Memories of Another Life by Emma Grayson

I recently read a charming book about a young woman who purportedly travels back in time and in so doing, is given the invaluable opportunity to spend time with a beloved grandmother, long since passed away. This reunion occurs in a little house by the sea and descriptions of its interior abound in pairings of white and various shades of blue. The living room chairs are white and overstuffed, littered with pillows made of vintage French ticking and the rooms smell of roses and lavender. There's a porch swing on the veranda which overlooks a tranquil or violent sea, as the winding plot requires.
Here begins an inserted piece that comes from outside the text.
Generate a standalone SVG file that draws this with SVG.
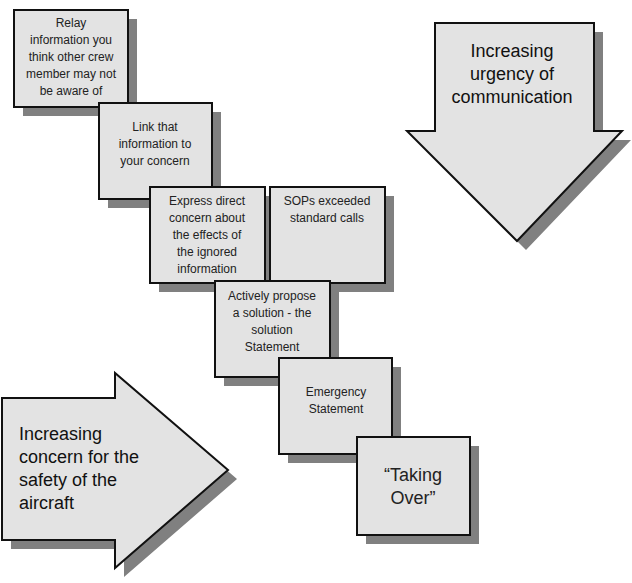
<svg xmlns="http://www.w3.org/2000/svg" width="632" height="583" viewBox="0 0 632 583">
<style>
.s{fill:#808080}
.b{fill:#e3e3e3;stroke:#111;stroke-width:2}
.t{font-family:"Liberation Sans",Arial,sans-serif;font-size:12px;fill:#222;text-anchor:middle}
.L{font-family:"Liberation Sans",Arial,sans-serif;font-size:18px;fill:#111}
</style>
<rect width="632" height="583" fill="#fff"/>
<g id="down-arrow">
<polygon class="s" points="444,32 603,32 603,140 631,140 526,250 416,140 444,140"/>
<polygon class="b" points="435,23 594,23 594,131 622,131 517,241 407,131 435,131"/>
<text class="L" text-anchor="middle" x="512" y="57">Increasing</text>
<text class="L" text-anchor="middle" x="512" y="80">urgency of</text>
<text class="L" text-anchor="middle" x="512" y="103">communication</text>
</g>
<g id="right-arrow">
<polygon class="s" points="11,407 124,407 124,382 237,479 124,577 124,549 11,549"/>
<polygon class="b" points="2,398 115,398 115,373 228,470 115,568 115,540 2,540"/>
<text class="L" x="19" y="440">Increasing</text>
<text class="L" x="19" y="463">concern for the</text>
<text class="L" x="19" y="486">safety of the</text>
<text class="L" x="19" y="509">aircraft</text>
</g>
<g id="n1"><rect class="s" x="23" y="19" width="114" height="97"/><rect class="b" x="14" y="10" width="114" height="97"/>
<text class="t"><tspan x="71" y="27">Relay</tspan><tspan x="71" y="44">information you</tspan><tspan x="71" y="61">think other crew</tspan><tspan x="71" y="78">member may not</tspan><tspan x="71" y="95">be aware of</tspan></text></g>
<g id="n2"><rect class="s" x="108" y="112" width="113" height="96"/><rect class="b" x="99" y="103" width="113" height="96"/>
<text class="t"><tspan x="155" y="131">Link that</tspan><tspan x="155" y="148">information to</tspan><tspan x="155" y="165">your concern</tspan></text></g>
<g id="n3"><rect class="s" x="159" y="196" width="115" height="96"/><rect class="b" x="150" y="187" width="115" height="96"/>
<text class="t"><tspan x="207" y="205">Express direct</tspan><tspan x="207" y="222">concern about</tspan><tspan x="207" y="239">the effects of</tspan><tspan x="207" y="256">the ignored</tspan><tspan x="207" y="273">information</tspan></text></g>
<g id="n4"><rect class="s" x="279" y="196" width="115" height="96"/><rect class="b" x="270" y="187" width="115" height="96"/>
<text class="t"><tspan x="327" y="205">SOPs exceeded</tspan><tspan x="327" y="222">standard calls</tspan></text></g>
<g id="n5"><rect class="s" x="224" y="290" width="115" height="96"/><rect class="b" x="215" y="281" width="115" height="96"/>
<text class="t"><tspan x="272" y="300">Actively propose</tspan><tspan x="272" y="317">a solution - the</tspan><tspan x="272" y="334">solution</tspan><tspan x="272" y="351">Statement</tspan></text></g>
<g id="n6"><rect class="s" x="288" y="367" width="113" height="96"/><rect class="b" x="279" y="358" width="113" height="96"/>
<text class="t"><tspan x="336" y="396">Emergency</tspan><tspan x="336" y="413">Statement</tspan></text></g>
<g id="n7"><rect class="s" x="366" y="446" width="113" height="98"/><rect class="b" x="357" y="437" width="113" height="98"/>
<text class="t" style="font-size:18px"><tspan x="413" y="481">“Taking</tspan><tspan x="413" y="504">Over”</tspan></text></g>
<g id="connectors"/>
</svg>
And those pillows are lovely. They're vintage, bartered for in a French flea market decades ago, nearly forgotten among the stacks of leather-bound books, bunches of flowers and rows of century- old armoires and dining tables. Despite its age, the pillow's sturdy fabric shows only slight signs of wear along the edges, a testimonial to its quality. The hazy stripes of blue ticking remind me of a happy semester spent down in the south of France.

Perhaps I'm reading in... I can't promise that the author actually talked about hazy stripes of blue. I may have taken the book's descriptions and embellished, just a little, with my own preferences. There's something magical about the sea, something enviable about a grandmother's ability to be forever calm, centered and soothing and it's conceivable that I blended all these iconic things together into a space worthy of them. Or maybe the reason I liked the book so much was because of the time traveling. Instead of revisiting all the pivotal points in life with an eye to changing them, as the heroine does, perhaps I'd simply time travel myself right back to that flea market and search diligently through endless piles of fabric. How much could a hazy blue pillow made of French ticking have cost in the 1800's?